-- Start --

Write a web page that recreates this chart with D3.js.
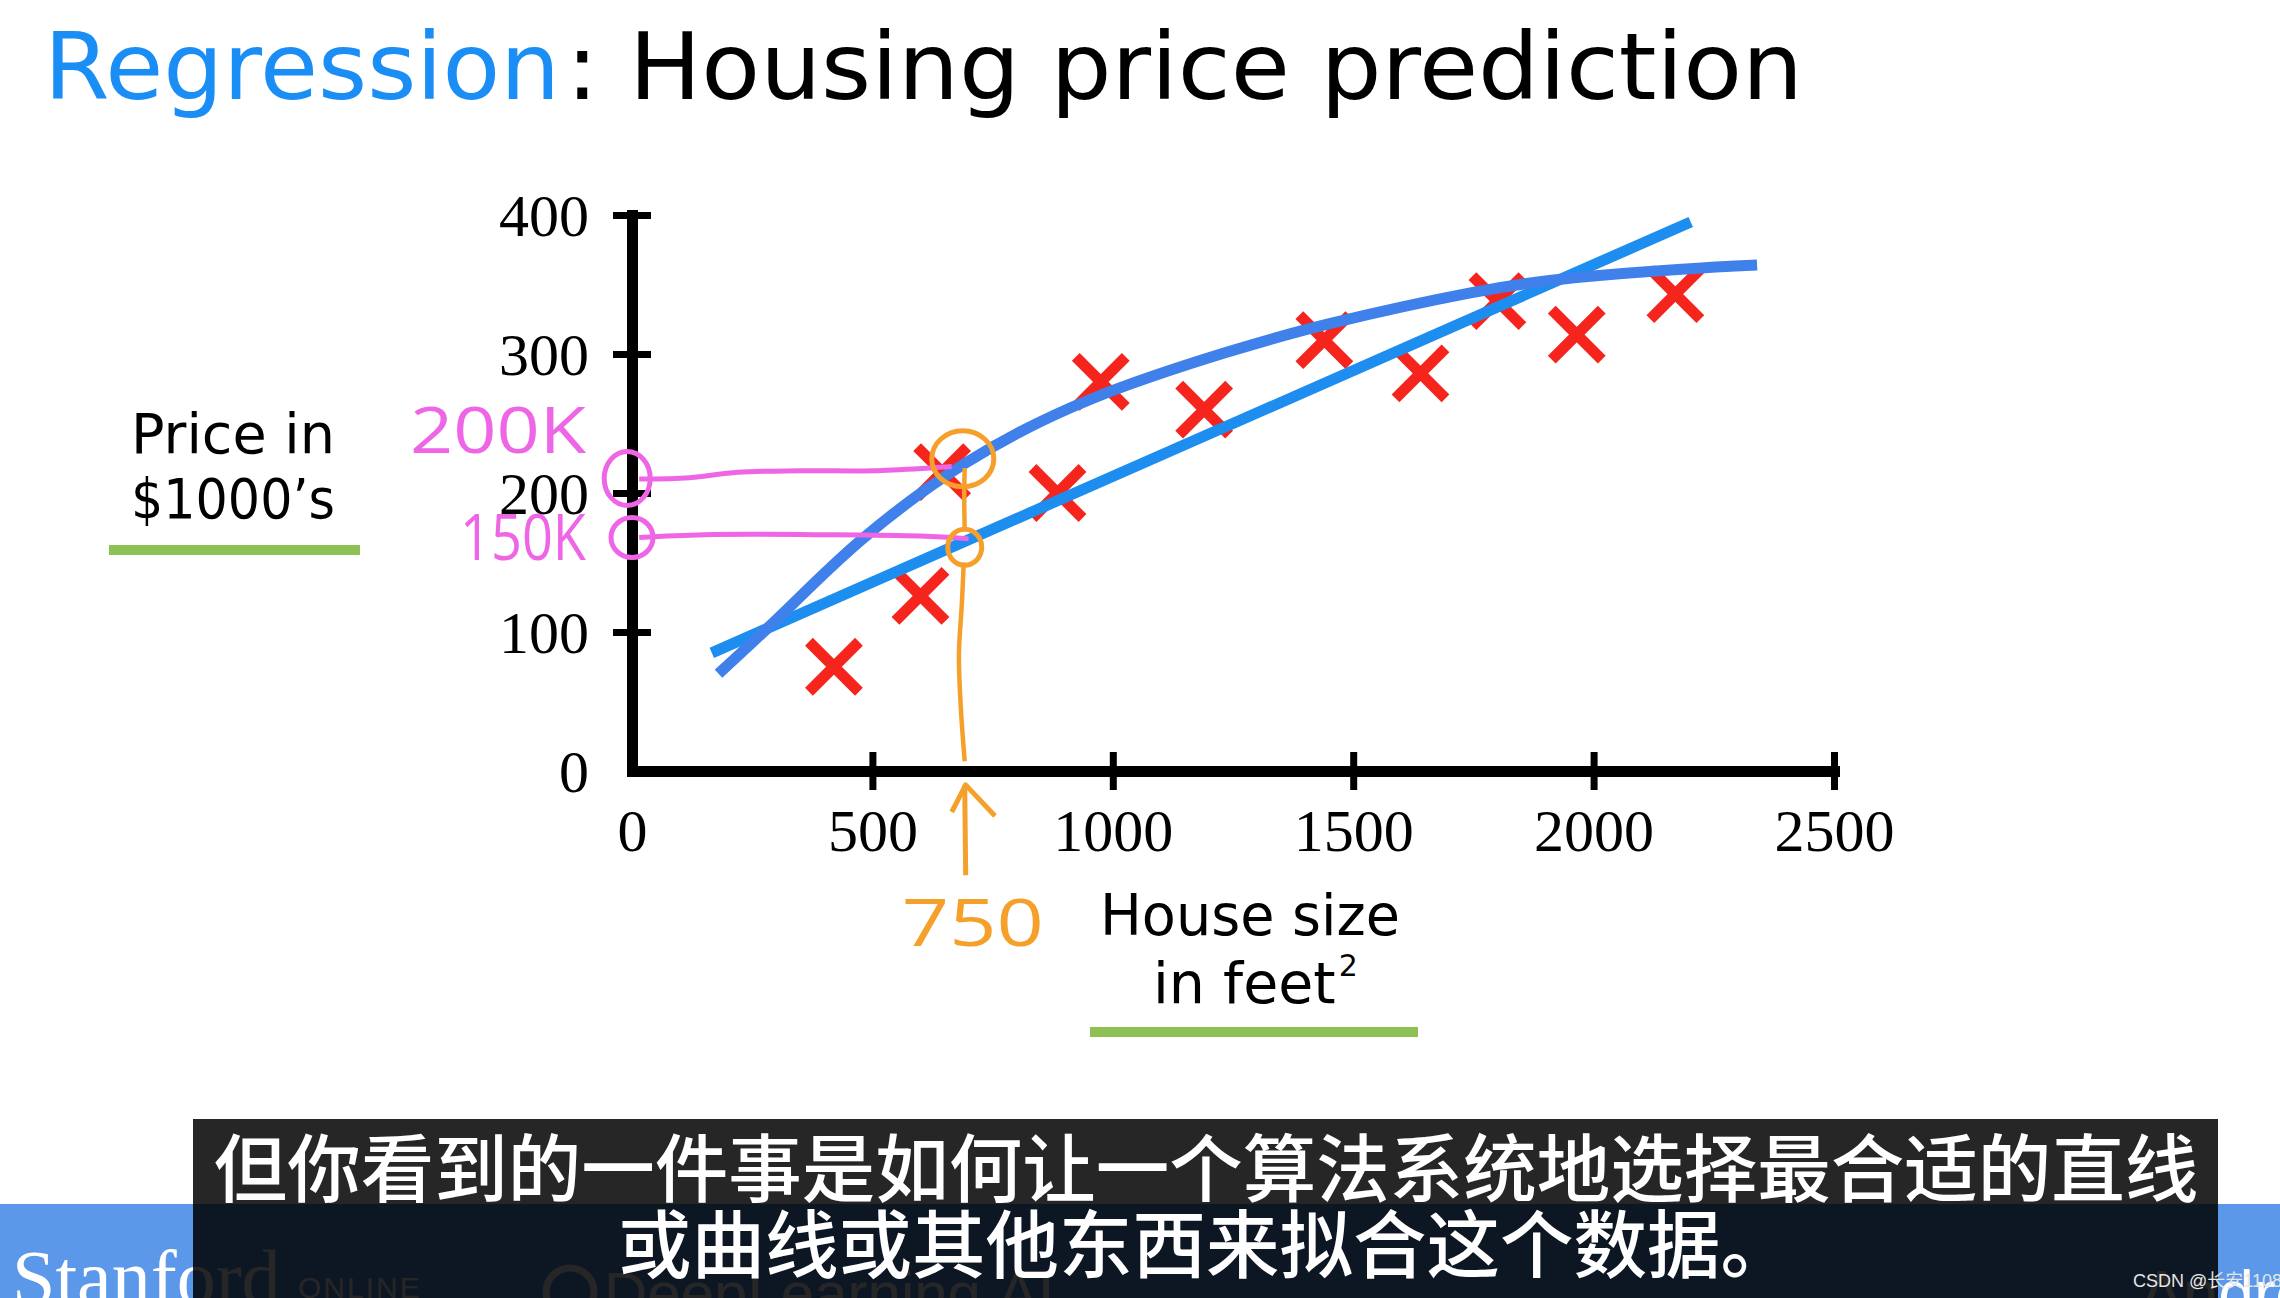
<!DOCTYPE html>
<html><head><meta charset="utf-8">
<script src="https://cdn.jsdelivr.net/npm/d3@7"></script>
<style>
html,body{margin:0;padding:0;background:#fff;overflow:hidden}
svg{display:block}
</style></head><body>
<svg id="chart" width="2280" height="1298"></svg>
<script>
// ---------- data ----------
const sizes  = [420, 600, 645, 885, 975, 1190, 1440, 1640, 1800, 1965, 2170];
const prices = [75, 126, 215, 200, 280, 260, 310, 286, 338, 314, 343];
const xTicks = [0, 500, 1000, 1500, 2000, 2500];
const yTicks = [0, 100, 200, 300, 400];
const lineX  = [166, 2202];
const lineY  = [85, 395];
const curveX = [180, 316, 476, 696, 958, 1235, 1453, 1744, 1965, 2183, 2340];
const curveY = [70, 114, 166, 222, 268, 301, 322, 344, 355, 361, 364];
// hand annotations (data units)
const pink200X = [15, 120, 220, 350, 500, 620, 665];
const pink200Y = [210, 211, 215, 216, 216, 218, 219];
const pink150X = [15, 150, 400, 600, 700];
const pink150Y = [168, 170, 170, 169, 167];
const pinkLabels = ["200K", "150K"];
const pinkLabelY = [229, 152];
const pinkCircleX = [-10, 0];
const pinkCircleY = [210.5, 168];
const orangeLowX = [692, 684, 680, 686, 690];
const orangeLowY = [7, 45, 84, 120, 150];
const orangeUpX = [692, 691, 692];
const orangeUpY = [173, 196, 218];
const orangeCircleX = [692, 688];
const orangeCircleY = [161, 224.6];
const arrowX = [694, 692];
const arrowY = [-75, -10];
const arrowHeadX = [665, 694, 755];
const arrowHeadY = [-29.5, -10, -32.4];
const markLabel = "750";
const markLabelX = 709, markLabelY = -126;
const titleBlue = "Regression";
const titleRest = ": Housing price prediction";
const yLabel = ["Price in", "$1000\u2019s"];
const xLabel = ["House size", "in feet"];
const subtitles = ["但你看到的一件事是如何让一个算法系统地选择最合适的直线", "或曲线或其他东西来拟合这个数据。"];

// ---------- setup ----------
const svg = d3.select("#chart");
const W = 2280, H = 1298;
svg.append("rect").attr("width", W).attr("height", H).attr("fill", "#fff");

const x = d3.scaleLinear().domain([0, 2500]).range([632, 1834]);
const y = d3.scaleLinear().domain([0, 400]).range([771, 215]);

// Title
svg.append("text").attr("x", 44).attr("y", 99)
  .attr("font-family", "DejaVu Sans").attr("font-size", 92)
  .attr("fill", "#1a8ef5").attr("textLength", 516).attr("lengthAdjust", "spacingAndGlyphs")
  .text(titleBlue);
svg.append("text").attr("x", 566).attr("y", 99)
  .attr("font-family", "DejaVu Sans").attr("font-size", 92)
  .attr("fill", "#000").attr("textLength", 1237).attr("lengthAdjust", "spacingAndGlyphs")
  .text(titleRest);

// y label
const yl = svg.append("g").attr("font-family", "DejaVu Sans").attr("font-size", 56).attr("fill", "#000");
yl.append("text").attr("x", 233).attr("y", 453).attr("text-anchor", "middle")
  .attr("textLength", 204).attr("lengthAdjust", "spacingAndGlyphs").text(yLabel[0]);
yl.append("text").attr("x", 233).attr("y", 518).attr("text-anchor", "middle")
  .attr("textLength", 204).attr("lengthAdjust", "spacingAndGlyphs").text(yLabel[1]);
svg.append("line").attr("x1", 109).attr("x2", 360).attr("y1", 550).attr("y2", 550)
  .attr("stroke", "#8dc153").attr("stroke-width", 10);

// x label
const xl = svg.append("g").attr("font-family", "DejaVu Sans").attr("font-size", 57).attr("fill", "#000");
xl.append("text").attr("x", 1100).attr("y", 935)
  .attr("textLength", 300).attr("lengthAdjust", "spacingAndGlyphs").text(xLabel[0]);
const xl2 = xl.append("text").attr("x", 1153).attr("y", 1003);
xl2.append("tspan").text(xLabel[1]);
xl2.append("tspan").attr("font-size", 30).attr("dy", -27).attr("dx", 3).text("2");
svg.append("line").attr("x1", 1090).attr("x2", 1418).attr("y1", 1032).attr("y2", 1032)
  .attr("stroke", "#8dc153").attr("stroke-width", 10);

// Axes
const gx = svg.append("g").attr("transform", `translate(0,${y(0)})`)
  .call(d3.axisBottom(x).tickValues(xTicks).tickSize(0).tickSizeOuter(0).tickFormat(d3.format("d")));
const gy = svg.append("g").attr("transform", `translate(${x(0)},0)`)
  .call(d3.axisLeft(y).tickValues(yTicks).tickSize(0).tickSizeOuter(0).tickFormat(d3.format("d")));
[gx, gy].forEach(g => {
  g.select(".domain").attr("stroke", "#000").attr("stroke-width", 11).attr("stroke-linecap", "square");
  g.selectAll("text").attr("font-family", "Liberation Serif").attr("font-size", 60).attr("fill", "#000");
});
gx.selectAll(".tick line").attr("y1", -19).attr("y2", 19).attr("stroke", "#000").attr("stroke-width", 7);
gx.selectAll(".tick text").attr("y", 80).attr("dy", 0);
gy.selectAll(".tick line").attr("x1", -19).attr("x2", 19).attr("stroke", "#000").attr("stroke-width", 7);
gy.selectAll(".tick text").attr("x", -43).attr("dy", "0.34em");
gx.selectAll(".tick").filter(d => d === 0).select("line").remove();
gy.selectAll(".tick").filter(d => d === 0).select("line").remove();

// Data crosses
const pts = sizes.map((s, i) => ({s, p: prices[i]}));
const cr = 25;
const crosses = svg.append("g").attr("stroke", "#f5241c").attr("stroke-width", 11);
pts.forEach(d => {
  const cx = x(d.s), cy = y(d.p);
  crosses.append("line").attr("x1", cx - cr).attr("y1", cy - cr).attr("x2", cx + cr).attr("y2", cy + cr);
  crosses.append("line").attr("x1", cx - cr).attr("y1", cy + cr).attr("x2", cx + cr).attr("y2", cy - cr);
});

// Fit lines
const lineGen = d3.line().x(d => x(d[0])).y(d => y(d[1]));
svg.append("path").attr("d", lineGen(lineX.map((v, i) => [v, lineY[i]])))
  .attr("fill", "none").attr("stroke", "#1d8ef0").attr("stroke-width", 11);
svg.append("path").attr("d", lineGen.curve(d3.curveNatural)(curveX.map((v, i) => [v, curveY[i]])))
  .attr("fill", "none").attr("stroke", "#3f80ea").attr("stroke-width", 11);

// Pink annotations
const pink = "#ee66e6";
const smooth = d3.line().x(d => x(d[0])).y(d => y(d[1])).curve(d3.curveCatmullRom);
svg.append("path").attr("d", smooth(pink200X.map((v, i) => [v, pink200Y[i]])))
  .attr("fill", "none").attr("stroke", pink).attr("stroke-width", 5);
svg.append("path").attr("d", smooth(pink150X.map((v, i) => [v, pink150Y[i]])))
  .attr("fill", "none").attr("stroke", pink).attr("stroke-width", 5);
const prx = [23, 21], pry = [27, 20];
pinkCircleX.forEach((v, i) => {
  svg.append("ellipse").attr("cx", x(v)).attr("cy", y(pinkCircleY[i]))
    .attr("rx", prx[i]).attr("ry", pry[i]).attr("fill", "none").attr("stroke", pink).attr("stroke-width", 5);
});
const pinkW = [176, 126];
pinkLabels.forEach((t, i) => {
  svg.append("text").attr("x", x(0) - 46).attr("y", y(pinkLabelY[i])).attr("text-anchor", "end")
    .attr("font-family", "Open Sans").attr("font-weight", 400).attr("font-size", 64)
    .attr("fill", pink).attr("textLength", pinkW[i]).attr("lengthAdjust", "spacingAndGlyphs").text(t);
});

// Orange annotations
const orange = "#f5a02a";
svg.append("path").attr("d", smooth(orangeLowX.map((v, i) => [v, orangeLowY[i]])))
  .attr("fill", "none").attr("stroke", orange).attr("stroke-width", 4.5);
svg.append("path").attr("d", smooth(orangeUpX.map((v, i) => [v, orangeUpY[i]])))
  .attr("fill", "none").attr("stroke", orange).attr("stroke-width", 4.5);
const orx = [17, 31], ory = [18, 28];
orangeCircleX.forEach((v, i) => {
  svg.append("ellipse").attr("cx", x(v)).attr("cy", y(orangeCircleY[i]))
    .attr("rx", orx[i]).attr("ry", ory[i]).attr("fill", "none").attr("stroke", orange).attr("stroke-width", 5);
});
svg.append("path").attr("d", lineGen.curve(d3.curveLinear)(arrowX.map((v, i) => [v, arrowY[i]])))
  .attr("fill", "none").attr("stroke", orange).attr("stroke-width", 5);
svg.append("path").attr("d", lineGen(arrowHeadX.map((v, i) => [v, arrowHeadY[i]])))
  .attr("fill", "none").attr("stroke", orange).attr("stroke-width", 5).attr("stroke-linejoin", "round");
svg.append("text").attr("x", x(markLabelX)).attr("y", y(markLabelY)).attr("text-anchor", "middle")
  .attr("font-family", "Open Sans").attr("font-weight", 400).attr("font-size", 66)
  .attr("fill", orange).attr("textLength", 142).attr("lengthAdjust", "spacingAndGlyphs").text(markLabel);

// Bottom banner
svg.append("rect").attr("x", 0).attr("y", 1204).attr("width", W).attr("height", H - 1204).attr("fill", "#5b98ea");
svg.append("text").attr("x", 12).attr("y", 1304).attr("font-family", "Liberation Serif")
  .attr("font-size", 78).attr("fill", "#fff").text("Stanford");
svg.append("text").attr("x", 298).attr("y", 1298).attr("font-family", "Liberation Sans")
  .attr("font-size", 30).attr("letter-spacing", 2).attr("fill", "#fff").text("ONLINE");
svg.append("circle").attr("cx", 570).attr("cy", 1292).attr("r", 24).attr("fill", "none")
  .attr("stroke", "#fff").attr("stroke-width", 7);
svg.append("text").attr("x", 604).attr("y", 1314).attr("font-family", "Liberation Sans")
  .attr("font-size", 60).attr("fill", "#fff").text("DeepLearning.AI");
svg.append("text").attr("x", 2140).attr("y", 1316).attr("font-family", "Liberation Sans")
  .attr("font-size", 64).attr("fill", "#fff").text("Andrew Ng");

// Subtitle box
svg.append("rect").attr("x", 193).attr("y", 1119).attr("width", 2218 - 193).attr("height", H - 1119)
  .attr("fill", "#000").attr("fill-opacity", 0.85);
const subY = [1196, 1272];
subtitles.forEach((t, i) => {
  svg.append("text").attr("x", 1206).attr("y", subY[i]).attr("text-anchor", "middle")
    .attr("font-family", "Noto Sans CJK SC").attr("font-weight", 500).attr("font-size", 73.5)
    .attr("fill", "#fff").text(t);
});

// Watermark
svg.append("text").attr("x", 2133).attr("y", 1287).attr("font-family", "Liberation Sans, Noto Sans CJK SC")
  .attr("font-size", 18).attr("fill", "#e6e6e6").text("CSDN @长安1108");
</script>
</body></html>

-- End --

● Task details:
Leave out any pictures and return exactly the lines from the beginning of the data through the line with "const y = d3.scaleLinear().domain([0, 400]).range([771, 215]);", inclusive.

● Output for this task:
Write a web page that recreates this chart with D3.js.
<!DOCTYPE html>
<html><head><meta charset="utf-8">
<script src="https://cdn.jsdelivr.net/npm/d3@7"></script>
<style>
html,body{margin:0;padding:0;background:#fff;overflow:hidden}
svg{display:block}
</style></head><body>
<svg id="chart" width="2280" height="1298"></svg>
<script>
// ---------- data ----------
const sizes  = [420, 600, 645, 885, 975, 1190, 1440, 1640, 1800, 1965, 2170];
const prices = [75, 126, 215, 200, 280, 260, 310, 286, 338, 314, 343];
const xTicks = [0, 500, 1000, 1500, 2000, 2500];
const yTicks = [0, 100, 200, 300, 400];
const lineX  = [166, 2202];
const lineY  = [85, 395];
const curveX = [180, 316, 476, 696, 958, 1235, 1453, 1744, 1965, 2183, 2340];
const curveY = [70, 114, 166, 222, 268, 301, 322, 344, 355, 361, 364];
// hand annotations (data units)
const pink200X = [15, 120, 220, 350, 500, 620, 665];
const pink200Y = [210, 211, 215, 216, 216, 218, 219];
const pink150X = [15, 150, 400, 600, 700];
const pink150Y = [168, 170, 170, 169, 167];
const pinkLabels = ["200K", "150K"];
const pinkLabelY = [229, 152];
const pinkCircleX = [-10, 0];
const pinkCircleY = [210.5, 168];
const orangeLowX = [692, 684, 680, 686, 690];
const orangeLowY = [7, 45, 84, 120, 150];
const orangeUpX = [692, 691, 692];
const orangeUpY = [173, 196, 218];
const orangeCircleX = [692, 688];
const orangeCircleY = [161, 224.6];
const arrowX = [694, 692];
const arrowY = [-75, -10];
const arrowHeadX = [665, 694, 755];
const arrowHeadY = [-29.5, -10, -32.4];
const markLabel = "750";
const markLabelX = 709, markLabelY = -126;
const titleBlue = "Regression";
const titleRest = ": Housing price prediction";
const yLabel = ["Price in", "$1000\u2019s"];
const xLabel = ["House size", "in feet"];
const subtitles = ["但你看到的一件事是如何让一个算法系统地选择最合适的直线", "或曲线或其他东西来拟合这个数据。"];

// ---------- setup ----------
const svg = d3.select("#chart");
const W = 2280, H = 1298;
svg.append("rect").attr("width", W).attr("height", H).attr("fill", "#fff");

const x = d3.scaleLinear().domain([0, 2500]).range([632, 1834]);
const y = d3.scaleLinear().domain([0, 400]).range([771, 215]);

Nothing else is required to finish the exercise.